It is around this time of year that scaring becomes a big deal. Houses are strung with Halloween decorations from spiders to ghosts and ghouls, and then often splashed with ‘blood’ as well. Families and friends play tricks on each other or gather together in dark rooms to watch scary movies or tell terrifying tales. Haunted houses make a killing too – if you’ll excuse the pun! Of course, it’s not just in October that we liked to be scared either. In fact, all year round, people partake in extreme sports or adrenaline pumping activities and the scare industry is big business. We make an event of being scared, eagerly anticipating it and taking a thrill from it afterwards.
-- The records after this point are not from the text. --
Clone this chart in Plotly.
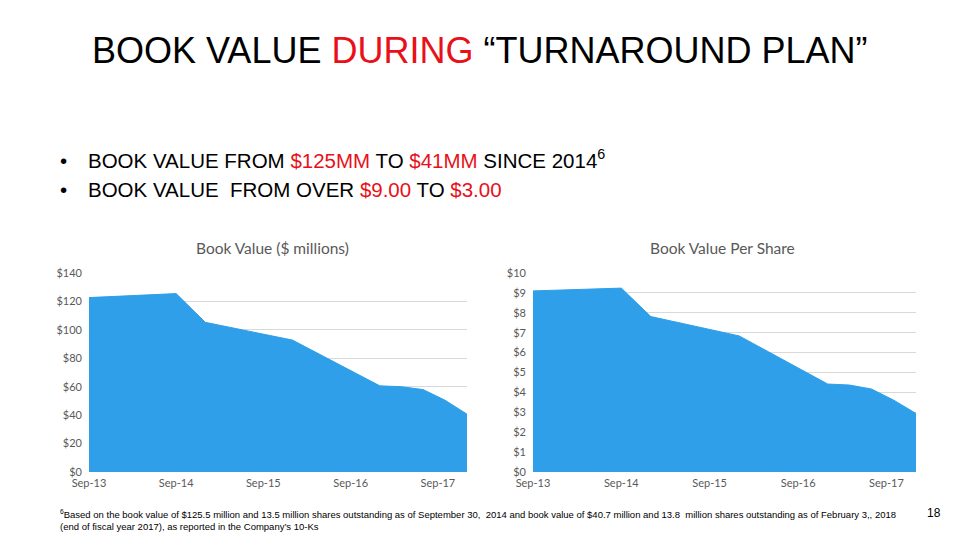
import plotly.graph_objects as go

# ---- data ----
dates = ["2013-09-01", "2014-09-01", "2015-01-01", "2016-01-01", "2017-01-01",
         "2017-04-01", "2017-07-01", "2017-10-01", "2018-01-01"]
book_value_mm = [122.7, 125.5, 105.3, 92.8, 60.6, 60.0, 58.0, 50.5, 40.7]
book_value_per_share = [9.10, 9.24, 7.81, 6.84, 4.42, 4.37, 4.17, 3.61, 2.94]
tick_dates = ["2013-09-01", "2014-09-01", "2015-09-01", "2016-09-01", "2017-09-01"]
tick_labels = ["Sep-13", "Sep-14", "Sep-15", "Sep-16", "Sep-17"]
left_yticks = [0, 20, 40, 60, 80, 100, 120, 140]
left_ylabels = ["$0", "$20", "$40", "$60", "$80", "$100", "$120", "$140"]
right_yticks = [0, 1, 2, 3, 4, 5, 6, 7, 8, 9, 10]
right_ylabels = ["$0", "$1", "$2", "$3", "$4", "$5", "$6", "$7", "$8", "$9", "$10"]

# page body has an 8px margin: lay out in a 952x532 figure, offset by 8px
OFF = 8
W, H = 960 - OFF, 540 - OFF


def px(x):
    return (x - OFF) / W


def py(y):
    return 1 - (y - OFF) / H


FILL = "#2E9FE8"
RED = "#E8111A"
GRAY = "#595959"
GRID = "#D9D9D9"

fig = go.Figure()
fig.add_trace(go.Scatter(x=dates, y=book_value_mm, mode="lines", fill="tozeroy",
                         fillcolor=FILL, line=dict(color=FILL, width=1),
                         xaxis="x", yaxis="y", hoverinfo="skip", showlegend=False))
fig.add_trace(go.Scatter(x=dates, y=book_value_per_share, mode="lines", fill="tozeroy",
                         fillcolor=FILL, line=dict(color=FILL, width=1),
                         xaxis="x2", yaxis="y2", hoverinfo="skip", showlegend=False))

tickfont = dict(family="Lato, Open Sans, sans-serif", size=11, color=GRAY)
xcommon = dict(type="date", range=["2013-09-01", "2018-01-01"], tickvals=tick_dates,
               ticktext=tick_labels, showgrid=False, zeroline=False, showline=False,
               tickfont=tickfont, ticks="", automargin=False, ticklabelstandoff=3)
ycommon = dict(showgrid=True, gridcolor=GRID, gridwidth=1, zeroline=False,
               showline=False, tickfont=tickfont, ticks="", automargin=False,
               ticklabelstandoff=6)

fig.update_layout(
    width=W, height=H, margin=dict(l=0, r=0, t=0, b=0, autoexpand=False),
    paper_bgcolor="white", plot_bgcolor="white",
    xaxis=dict(domain=[px(89), px(467)], anchor="y", **xcommon),
    yaxis=dict(domain=[py(472), py(273)], anchor="x", range=[0, 140],
               tickvals=left_yticks, ticktext=left_ylabels, **ycommon),
    xaxis2=dict(domain=[px(533), px(916)], anchor="y2", **xcommon),
    yaxis2=dict(domain=[py(472), py(273)], anchor="x2", range=[0, 10],
                tickvals=right_yticks, ticktext=right_ylabels, **ycommon),
)

ann = []
ann.append(dict(text=f"BOOK VALUE <span style='color:{RED}'>DURING</span> \u201cTURNAROUND PLAN\u201d",
                x=px(479), y=py(50), xref="paper", yref="paper", xanchor="center",
                yanchor="middle", showarrow=False,
                font=dict(family="Liberation Sans, Arial, sans-serif", size=36, color="black")))
bullet_font = dict(family="Liberation Sans, Arial, sans-serif", size=20.5, color="black")
for yb in (160, 190):
    ann.append(dict(text="\u2022", x=px(58), y=py(yb), xref="paper", yref="paper",
                    xanchor="left", yanchor="middle", showarrow=False, font=bullet_font))
ann.append(dict(text=f"BOOK VALUE FROM <span style='color:{RED}'>$125MM</span> TO "
                     f"<span style='color:{RED}'>$41MM</span> SINCE 2014<sup>6</sup>",
                x=px(86), y=py(159), xref="paper", yref="paper", xanchor="left",
                yanchor="middle", showarrow=False, font=bullet_font))
ann.append(dict(text=f"BOOK VALUE  FROM OVER <span style='color:{RED}'>$9.00</span> TO "
                     f"<span style='color:{RED}'>$3.00</span>",
                x=px(86), y=py(189), xref="paper", yref="paper", xanchor="left",
                yanchor="middle", showarrow=False, font=bullet_font))
ctitle_font = dict(family="Lato, Open Sans, sans-serif", size=15.5, color=GRAY)
ann.append(dict(text="Book Value ($ millions)", x=px(272), y=py(248), xref="paper",
                yref="paper", xanchor="center", yanchor="middle", showarrow=False,
                font=ctitle_font))
ann.append(dict(text="Book Value Per Share", x=px(722), y=py(248), xref="paper",
                yref="paper", xanchor="center", yanchor="middle", showarrow=False,
                font=ctitle_font))
foot_font = dict(family="Liberation Sans, Arial, sans-serif", size=9.5, color="black")
ann.append(dict(text="<sup>6</sup>Based on the book value of $125.5 million and 13.5 million shares outstanding as of September 30,  2014 and book value of $40.7 million and 13.8  million shares outstanding as of February 3,, 2018"
                     "<br>(end of fiscal year 2017), as reported in the Company\u2019s 10-Ks",
                x=px(58), y=py(520), xref="paper", yref="paper", xanchor="left",
                yanchor="middle", align="left", showarrow=False, font=foot_font))
ann.append(dict(text="18", x=px(934), y=py(513), xref="paper", yref="paper",
                xanchor="center", yanchor="middle", showarrow=False,
                font=dict(family="Liberation Sans, Arial, sans-serif", size=12, color="black")))
fig.update_layout(annotations=ann)

fig.write_html("out.html")
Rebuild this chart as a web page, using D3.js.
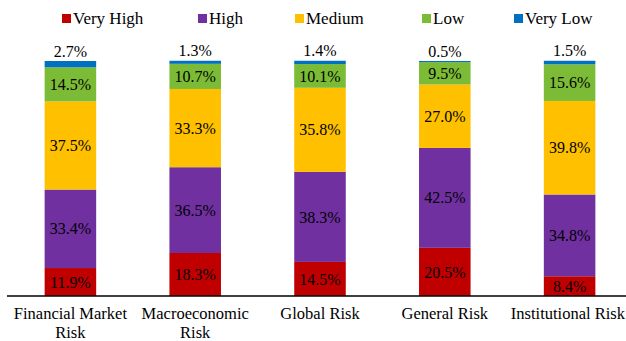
<!DOCTYPE html>
<html>
<head>
	<meta charset="utf-8">
	<script src="https://cdnjs.cloudflare.com/ajax/libs/d3/7.8.5/d3.min.js"></script>
	<style type="text/css">
		body { margin: 0; background: #fff; }
		text { font-family: "Palatino Linotype", "Book Antiqua", "Liberation Serif", serif; fill: #000; }
	</style>
</head>
<body>
	<script type="text/javascript">

		let categories = ['Financial Market Risk', 'Macroeconomic Risk', 'Global Risk', 'General Risk', 'Institutional Risk'];
		let catLines = [['Financial Market', 'Risk'], ['Macroeconomic', 'Risk'], ['Global Risk'], ['General Risk'], ['Institutional Risk']];
		let levels = ['Very High', 'High', 'Medium', 'Low', 'Very Low'];
		let colors = ['#C00000', '#7030A0', '#FFC000', '#7CBB35', '#0070C0'];

		let veryHigh = [11.9, 18.3, 14.5, 20.5, 8.4];
		let high = [33.4, 36.5, 38.3, 42.5, 34.8];
		let medium = [37.5, 33.3, 35.8, 27.0, 39.8];
		let low = [14.5, 10.7, 10.1, 9.5, 15.6];
		let veryLow = [2.7, 1.3, 1.4, 0.5, 1.5];

		let seriesValues = [veryHigh, high, medium, low, veryLow];

		let data = categories.map((c, i) => {
			let row = { cat: c };
			levels.forEach((l, j) => row[l] = seriesValues[j][i]);
			return row;
		});

		let width = 626, height = 341;
		let svg = d3.select('body').append('svg')
			.attr('width', width)
			.attr('height', height);

		let xScale = d3.scaleBand().domain(categories).range([8, 632]).paddingInner(0.587).paddingOuter(0.2935);
		let yScale = d3.scaleLinear().domain([0, 100]).range([296, 61]);
		let color = d3.scaleOrdinal().domain(levels).range(colors);

		let stacked = d3.stack().keys(levels)(data);

		let groups = svg.selectAll('g.series').data(stacked).enter().append('g')
			.attr('class', 'series')
			.attr('fill', d => color(d.key));

		groups.selectAll('rect').data(d => d).enter().append('rect')
			.attr('x', d => xScale(d.data.cat))
			.attr('y', d => yScale(d[1]))
			.attr('width', xScale.bandwidth())
			.attr('height', d => yScale(d[0]) - yScale(d[1]));

		// labels inside the segments, the last series above the bar
		stacked.forEach((s, si) => {
			svg.append('g').selectAll('text').data(s).enter().append('text')
				.attr('x', d => xScale(d.data.cat) + xScale.bandwidth() / 2)
				.attr('y', d => si === levels.length - 1 ? yScale(d[1]) - 10 : (yScale(d[0]) + yScale(d[1])) / 2)
				.attr('dy', '0.35em')
				.attr('text-anchor', 'middle')
				.style('font-size', '16px')
				.text(d => d.data[s.key].toFixed(1) + '%');
		});

		// baseline
		svg.append('line')
			.attr('x1', 7).attr('x2', width)
			.attr('y1', yScale(0)).attr('y2', yScale(0))
			.attr('stroke', '#000')
			.attr('stroke-width', 1.3);

		// category labels (kept inside the right edge)
		let xl = svg.append('g').selectAll('text').data(categories).enter().append('text')
			.attr('y', 319)
			.attr('text-anchor', 'middle')
			.style('font-size', '16.5px');
		xl.each(function(d, i) {
			let t = d3.select(this);
			catLines[i].forEach((ln, k) => {
				t.append('tspan').attr('dy', k === 0 ? 0 : 19).text(ln);
			});
			let w = this.getComputedTextLength ? d3.max(t.selectAll('tspan').nodes(), n => n.getComputedTextLength()) : 0;
			let cx = Math.min(xScale(d) + xScale.bandwidth() / 2, width - 1 - w / 2);
			t.selectAll('tspan').attr('x', cx);
		});

		// legend
		let legendX = [62, 198, 295, 422, 514];
		let leg = svg.append('g').selectAll('g').data(levels).enter().append('g')
			.attr('transform', (d, i) => 'translate(' + legendX[i] + ',14)');
		leg.append('rect').attr('width', 9).attr('height', 9).attr('fill', d => color(d));
		leg.append('text').attr('x', 11).attr('y', 4.5).attr('dy', '0.35em')
			.style('font-size', '17px')
			.text(d => d);
	</script>
</body>
</html>
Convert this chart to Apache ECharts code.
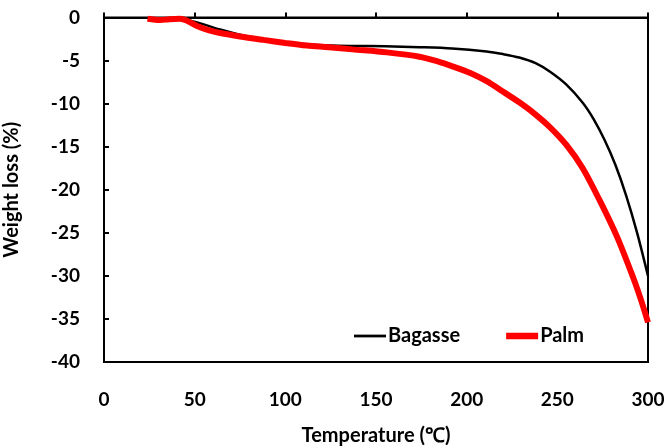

In short: we love it!
What’s odd about this is that should any of these activities have a genuine, real-life affect, we’d be terrified – and not in a good way, as intended. Most people would not want to be put into a genuinely life threatening situation and fear is our brain’s way of protecting us from that. It warns us of a threat and helps us to react accordingly, but when it comes to thrill seeking, a lot of people thrive on a good scare. So we know that some people enjoy it. The question is, though, can a scare actually be good for you?
The answer? Absolutely it can, and this is why:
The first and perhaps most obvious benefit of being scared is the natural high that comes with it. When faced with a potentially threatening situation, our bodies go into what is known as the fight or flight response. At its base, this is a release of adrenaline that allows us to either flee from the situation or act quickly and efficiently to fight it. At a more complex level, it’s a physiological change. Our heart rate increases, our breath quickens, we begin to sweat, our muscle tense, and our concentration focuses narrowly on the perceived threat. Our brains are also flooded with chemicals such as dopamine and endorphins – yes, the same ones that give you a buzz after exercising.
It’s not fight or flight that is, in itself, enjoyable. In a genuinely threatening situation, we wouldn’t get a buzz from this response, but rather would be able to react in a way that better suited the circumstances. Dr. Margee Kerr, a scare specialist at Robert Morris University says the response becomes enjoyable when we know that we are away from harm. Once we accept that we are safe, we are free to enjoy the chemical rush and enjoy that sense of relief – or even of achievement – that we feel once we get through a haunted house or scary movie.